God did not raise Jesus from the dead as a way of saying, “Your pain is an acceptable sacrifice to me.” It was more like God’s way of saying to the forces that put Jesus to death, “If that’s the best you can do, then you have no real power.” God raised him from the dead to vindicate his life. As a way of demonstrating that everything he said and did and led people to believe was true. Not even death could diminish Jesus.
Easter is a choice between love and indifference. If we love, we care. If we don’t love, we don’t care. When someone asked Jesus what the most important commandment was, he said, “Love God with all your heart, mind, body and soul, and love your neighbor as yourself.” Pay attention to, and care about God. Pay attention to, and care about your fellow human beings.

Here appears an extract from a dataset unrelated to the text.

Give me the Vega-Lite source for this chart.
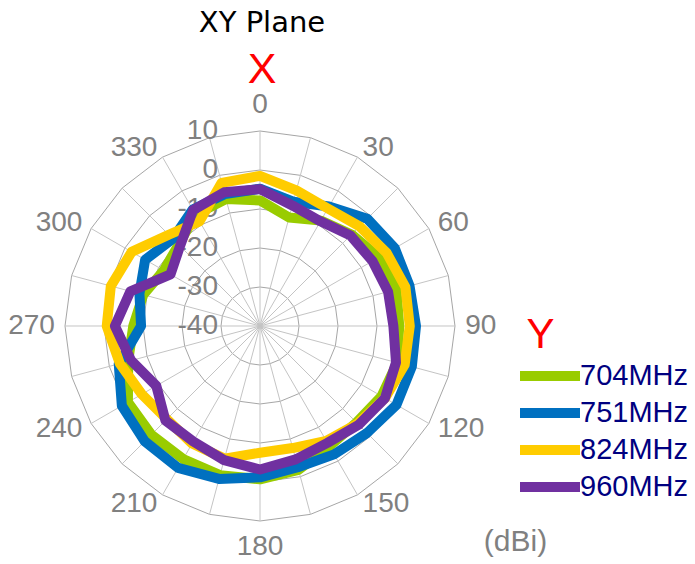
{
  "$schema": "https://vega.github.io/schema/vega-lite/v6.json",
  "width": 520,
  "height": 464,
  "autosize": {"type": "none"},
  "padding": {"left": 0, "top": 100, "right": 175, "bottom": 0},
  "background": "white",
  "config": {"view": {"stroke": null}},
  "title": {
    "text": "XY Plane",
    "subtitle": "X",
    "anchor": "middle",
    "frame": "group",
    "dx": 2,
    "offset": -1,
    "font": "DejaVu Sans",
    "fontSize": 29,
    "fontWeight": "normal",
    "color": "#000000",
    "subtitleFont": "Liberation Sans",
    "subtitleFontSize": 43,
    "subtitleColor": "#FF0000",
    "subtitlePadding": 11
  },
  "datasets": {
    "gain": [
      {"freq": "704MHz", "angle": 0, "gain": -7.8}, {"freq": "704MHz", "angle": 15, "gain": -11.2}, {"freq": "704MHz", "angle": 30, "gain": -8.8}, {"freq": "704MHz", "angle": 45, "gain": -6.8},
      {"freq": "704MHz", "angle": 60, "gain": -4.8}, {"freq": "704MHz", "angle": 75, "gain": -3.8}, {"freq": "704MHz", "angle": 90, "gain": -4.3}, {"freq": "704MHz", "angle": 105, "gain": -3.6},
      {"freq": "704MHz", "angle": 120, "gain": -4.0}, {"freq": "704MHz", "angle": 135, "gain": -5.0}, {"freq": "704MHz", "angle": 150, "gain": -4.4}, {"freq": "704MHz", "angle": 165, "gain": -1.8},
      {"freq": "704MHz", "angle": 180, "gain": -0.7}, {"freq": "704MHz", "angle": 195, "gain": -0.4}, {"freq": "704MHz", "angle": 210, "gain": -0.6}, {"freq": "704MHz", "angle": 225, "gain": -0.6},
      {"freq": "704MHz", "angle": 240, "gain": -0.9}, {"freq": "704MHz", "angle": 255, "gain": -5.0}, {"freq": "704MHz", "angle": 270, "gain": -7.5}, {"freq": "704MHz", "angle": 285, "gain": -9.0},
      {"freq": "704MHz", "angle": 300, "gain": -11.5}, {"freq": "704MHz", "angle": 315, "gain": -10.5}, {"freq": "704MHz", "angle": 330, "gain": -7.0}, {"freq": "704MHz", "angle": 345, "gain": -6.3},
      {"freq": "751MHz", "angle": 0, "gain": -4.8}, {"freq": "751MHz", "angle": 15, "gain": -7.0}, {"freq": "751MHz", "angle": 30, "gain": -4.6}, {"freq": "751MHz", "angle": 45, "gain": -1.1},
      {"freq": "751MHz", "angle": 60, "gain": -0.1}, {"freq": "751MHz", "angle": 75, "gain": -0.3}, {"freq": "751MHz", "angle": 90, "gain": 0.0}, {"freq": "751MHz", "angle": 105, "gain": 0.3},
      {"freq": "751MHz", "angle": 120, "gain": 0.4}, {"freq": "751MHz", "angle": 135, "gain": -1.2}, {"freq": "751MHz", "angle": 150, "gain": -2.0}, {"freq": "751MHz", "angle": 165, "gain": -2.5},
      {"freq": "751MHz", "angle": 180, "gain": -1.2}, {"freq": "751MHz", "angle": 195, "gain": 0.6}, {"freq": "751MHz", "angle": 210, "gain": 2.0}, {"freq": "751MHz", "angle": 225, "gain": 1.8},
      {"freq": "751MHz", "angle": 240, "gain": 0.9}, {"freq": "751MHz", "angle": 255, "gain": -2.5}, {"freq": "751MHz", "angle": 270, "gain": -9.5}, {"freq": "751MHz", "angle": 285, "gain": -8.0},
      {"freq": "751MHz", "angle": 300, "gain": -6.0}, {"freq": "751MHz", "angle": 315, "gain": -8.4}, {"freq": "751MHz", "angle": 330, "gain": -5.5}, {"freq": "751MHz", "angle": 345, "gain": -5.0},
      {"freq": "824MHz", "angle": 0, "gain": -1.5}, {"freq": "824MHz", "angle": 15, "gain": -4.0}, {"freq": "824MHz", "angle": 30, "gain": -5.2}, {"freq": "824MHz", "angle": 45, "gain": -3.9},
      {"freq": "824MHz", "angle": 60, "gain": -2.5}, {"freq": "824MHz", "angle": 75, "gain": -1.4}, {"freq": "824MHz", "angle": 90, "gain": -1.6}, {"freq": "824MHz", "angle": 105, "gain": -1.6},
      {"freq": "824MHz", "angle": 120, "gain": -3.0}, {"freq": "824MHz", "angle": 135, "gain": -4.6}, {"freq": "824MHz", "angle": 150, "gain": -6.0}, {"freq": "824MHz", "angle": 165, "gain": -7.6},
      {"freq": "824MHz", "angle": 180, "gain": -7.5}, {"freq": "824MHz", "angle": 195, "gain": -4.8}, {"freq": "824MHz", "angle": 210, "gain": -5.2}, {"freq": "824MHz", "angle": 225, "gain": -6.2},
      {"freq": "824MHz", "angle": 240, "gain": -5.0}, {"freq": "824MHz", "angle": 255, "gain": -2.8}, {"freq": "824MHz", "angle": 270, "gain": -0.7}, {"freq": "824MHz", "angle": 285, "gain": -0.4},
      {"freq": "824MHz", "angle": 300, "gain": -2.0}, {"freq": "824MHz", "angle": 315, "gain": -6.9}, {"freq": "824MHz", "angle": 330, "gain": -9.0}, {"freq": "824MHz", "angle": 345, "gain": -2.0},
      {"freq": "960MHz", "angle": 0, "gain": -4.9}, {"freq": "960MHz", "angle": 15, "gain": -8.0}, {"freq": "960MHz", "angle": 30, "gain": -9.0}, {"freq": "960MHz", "angle": 45, "gain": -7.2},
      {"freq": "960MHz", "angle": 60, "gain": -6.7}, {"freq": "960MHz", "angle": 75, "gain": -6.0}, {"freq": "960MHz", "angle": 90, "gain": -5.8}, {"freq": "960MHz", "angle": 105, "gain": -3.9},
      {"freq": "960MHz", "angle": 120, "gain": -3.0}, {"freq": "960MHz", "angle": 135, "gain": -4.2}, {"freq": "960MHz", "angle": 150, "gain": -5.4}, {"freq": "960MHz", "angle": 165, "gain": -4.6},
      {"freq": "960MHz", "angle": 180, "gain": -3.2}, {"freq": "960MHz", "angle": 195, "gain": -4.4}, {"freq": "960MHz", "angle": 210, "gain": -5.8}, {"freq": "960MHz", "angle": 225, "gain": -5.7},
      {"freq": "960MHz", "angle": 240, "gain": -9.3}, {"freq": "960MHz", "angle": 255, "gain": -5.8}, {"freq": "960MHz", "angle": 270, "gain": -2.8}, {"freq": "960MHz", "angle": 285, "gain": -5.6},
      {"freq": "960MHz", "angle": 300, "gain": -13.5}, {"freq": "960MHz", "angle": 315, "gain": -11.0}, {"freq": "960MHz", "angle": 330, "gain": -5.7}, {"freq": "960MHz", "angle": 345, "gain": -4.5}
    ],
    "angles": [
      {"angle": 0, "levels": [-30, -20, -10, 0, 10]}, {"angle": 15, "levels": [-30, -20, -10, 0, 10]}, {"angle": 30, "levels": [-30, -20, -10, 0, 10]}, {"angle": 45, "levels": [-30, -20, -10, 0, 10]},
      {"angle": 60, "levels": [-30, -20, -10, 0, 10]}, {"angle": 75, "levels": [-30, -20, -10, 0, 10]}, {"angle": 90, "levels": [-30, -20, -10, 0, 10]}, {"angle": 105, "levels": [-30, -20, -10, 0, 10]},
      {"angle": 120, "levels": [-30, -20, -10, 0, 10]}, {"angle": 135, "levels": [-30, -20, -10, 0, 10]}, {"angle": 150, "levels": [-30, -20, -10, 0, 10]}, {"angle": 165, "levels": [-30, -20, -10, 0, 10]},
      {"angle": 180, "levels": [-30, -20, -10, 0, 10]}, {"angle": 195, "levels": [-30, -20, -10, 0, 10]}, {"angle": 210, "levels": [-30, -20, -10, 0, 10]}, {"angle": 225, "levels": [-30, -20, -10, 0, 10]},
      {"angle": 240, "levels": [-30, -20, -10, 0, 10]}, {"angle": 255, "levels": [-30, -20, -10, 0, 10]}, {"angle": 270, "levels": [-30, -20, -10, 0, 10]}, {"angle": 285, "levels": [-30, -20, -10, 0, 10]},
      {"angle": 300, "levels": [-30, -20, -10, 0, 10]}, {"angle": 315, "levels": [-30, -20, -10, 0, 10]}, {"angle": 330, "levels": [-30, -20, -10, 0, 10]}, {"angle": 345, "levels": [-30, -20, -10, 0, 10]}
    ],
    "levels": [
      {"level": -40}, {"level": -30}, {"level": -20}, {"level": -10}, {"level": 0}, {"level": 10}
    ]
  },
  "encoding": {
    "x": {
      "field": "x", "type": "quantitative",
      "scale": {"domain": [-66.667, 66.667], "nice": false, "zero": false},
      "axis": {"title": "(dBi)", "domain": false, "ticks": false, "labels": false, "grid": false,
               "titleX": 515, "titleY": -14, "titleAlign": "center", "titleBaseline": "alphabetic", "titleAnchor": null,
               "titleFont": "Liberation Sans", "titleFontSize": 30, "titleFontWeight": "normal", "titleColor": "#808080"}
    },
    "y": {
      "field": "y", "type": "quantitative",
      "scale": {"domain": [-61.026, 57.949], "nice": false, "zero": false},
      "axis": {"title": "Y", "domain": false, "ticks": false, "labels": false, "grid": false,
               "titleX": 540, "titleY": 247, "titleAngle": 0, "titleAlign": "center", "titleBaseline": "alphabetic", "titleAnchor": null,
               "titleFont": "Liberation Sans", "titleFontSize": 42, "titleFontWeight": "normal", "titleColor": "#FF0000"}
    }
  },
  "layer": [
    {
      "data": {"name": "angles"},
      "transform": [
        {"flatten": ["levels"], "as": ["level"]},
        {"calculate": "datum.angle * PI / 180", "as": "rad"},
        {"calculate": "(datum.level + 40) * sin(datum.rad)", "as": "x"},
        {"calculate": "(datum.level + 40) * cos(datum.rad)", "as": "y"}
      ],
      "mark": {"type": "line", "interpolate": "linear-closed", "stroke": "#a6a6a6", "strokeWidth": 1},
      "encoding": {
        "detail": {"field": "level", "type": "nominal"},
        "order": {"field": "angle", "type": "quantitative"}
      }
    },
    {
      "data": {"name": "angles"},
      "transform": [
        {"calculate": "datum.angle * PI / 180", "as": "rad"},
        {"calculate": "50 * sin(datum.rad)", "as": "x"},
        {"calculate": "50 * cos(datum.rad)", "as": "y"}
      ],
      "mark": {"type": "rule", "stroke": "#c4c4c4", "strokeWidth": 1},
      "encoding": {
        "x2": {"datum": 0},
        "y2": {"datum": 0}
      }
    },
    {
      "data": {"name": "levels"},
      "transform": [
        {"calculate": "0", "as": "x"},
        {"calculate": "datum.level + 40", "as": "y"}
      ],
      "mark": {"type": "text", "align": "right", "baseline": "middle", "dx": -42, "font": "Liberation Sans", "fontSize": 28, "fill": "#808080"},
      "encoding": {"text": {"field": "level", "type": "nominal"}}
    },
    {
      "data": {"name": "angles"},
      "transform": [
        {"filter": "datum.angle % 30 == 0 && datum.angle > 0 && datum.angle < 180"},
        {"calculate": "datum.angle * PI / 180", "as": "rad"},
        {"calculate": "52.6 * sin(datum.rad)", "as": "x"},
        {"calculate": "52.6 * cos(datum.rad)", "as": "y"}
      ],
      "mark": {"type": "text", "align": "left", "baseline": "middle", "font": "Liberation Sans", "fontSize": 28, "fill": "#808080"},
      "encoding": {"text": {"field": "angle", "type": "nominal"}}
    },
    {
      "data": {"name": "angles"},
      "transform": [
        {"filter": "datum.angle % 30 == 0 && datum.angle > 180"},
        {"calculate": "datum.angle * PI / 180", "as": "rad"},
        {"calculate": "52.6 * sin(datum.rad)", "as": "x"},
        {"calculate": "52.6 * cos(datum.rad)", "as": "y"}
      ],
      "mark": {"type": "text", "align": "right", "baseline": "middle", "font": "Liberation Sans", "fontSize": 28, "fill": "#808080"},
      "encoding": {"text": {"field": "angle", "type": "nominal"}}
    },
    {
      "data": {"name": "angles"},
      "transform": [
        {"filter": "datum.angle == 0 || datum.angle == 180"},
        {"calculate": "datum.angle * PI / 180", "as": "rad"},
        {"calculate": "56.7 * sin(datum.rad)", "as": "x"},
        {"calculate": "56.7 * cos(datum.rad)", "as": "y"}
      ],
      "mark": {"type": "text", "align": "center", "baseline": "middle", "font": "Liberation Sans", "fontSize": 28, "fill": "#808080"},
      "encoding": {"text": {"field": "angle", "type": "nominal"}}
    },
    {
      "data": {"name": "gain"},
      "transform": [
        {"calculate": "datum.angle * PI / 180", "as": "rad"},
        {"calculate": "(datum.gain + 40) * sin(datum.rad)", "as": "x"},
        {"calculate": "(datum.gain + 40) * cos(datum.rad)", "as": "y"}
      ],
      "mark": {"type": "line", "interpolate": "linear-closed", "strokeWidth": 10, "strokeJoin": "round"},
      "encoding": {
        "color": {
          "field": "freq", "type": "nominal",
          "scale": {"domain": ["704MHz", "751MHz", "824MHz", "960MHz"], "range": ["#99CC00", "#0070C0", "#FFCC00", "#7030A0"]},
          "legend": {"orient": "none", "legendX": 533, "legendY": 259, "title": null,
                     "labelFont": "Liberation Sans", "labelFontSize": 29, "labelColor": "#000080",
                     "symbolType": "M-2.5,0H2.5", "symbolSize": 576, "symbolStrokeWidth": 10,
                     "labelOffset": 13, "rowPadding": -4, "padding": 0}
        },
        "order": {"field": "angle", "type": "quantitative"}
      }
    }
  ]
}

In the gospel of Matthew there are two reactions to the story of Easter. Jesus appeared to his disciples. It says that some worshipped him and some doubted. One would think that if Jesus appeared after what he had gone through, that there would be no doubt whatsoever. But the resurrection wasn’t like that. There was something about it that still required faith in order to believe. Faith relating to what you believe God is capable of doing.
Life doesn’t always turn out the way we want. The death of Jesus points to that. Today we are reminded that whatever the twists and turns in life’s journey, our lives are in God’s care. The resurrection of Jesus points to that. Amen.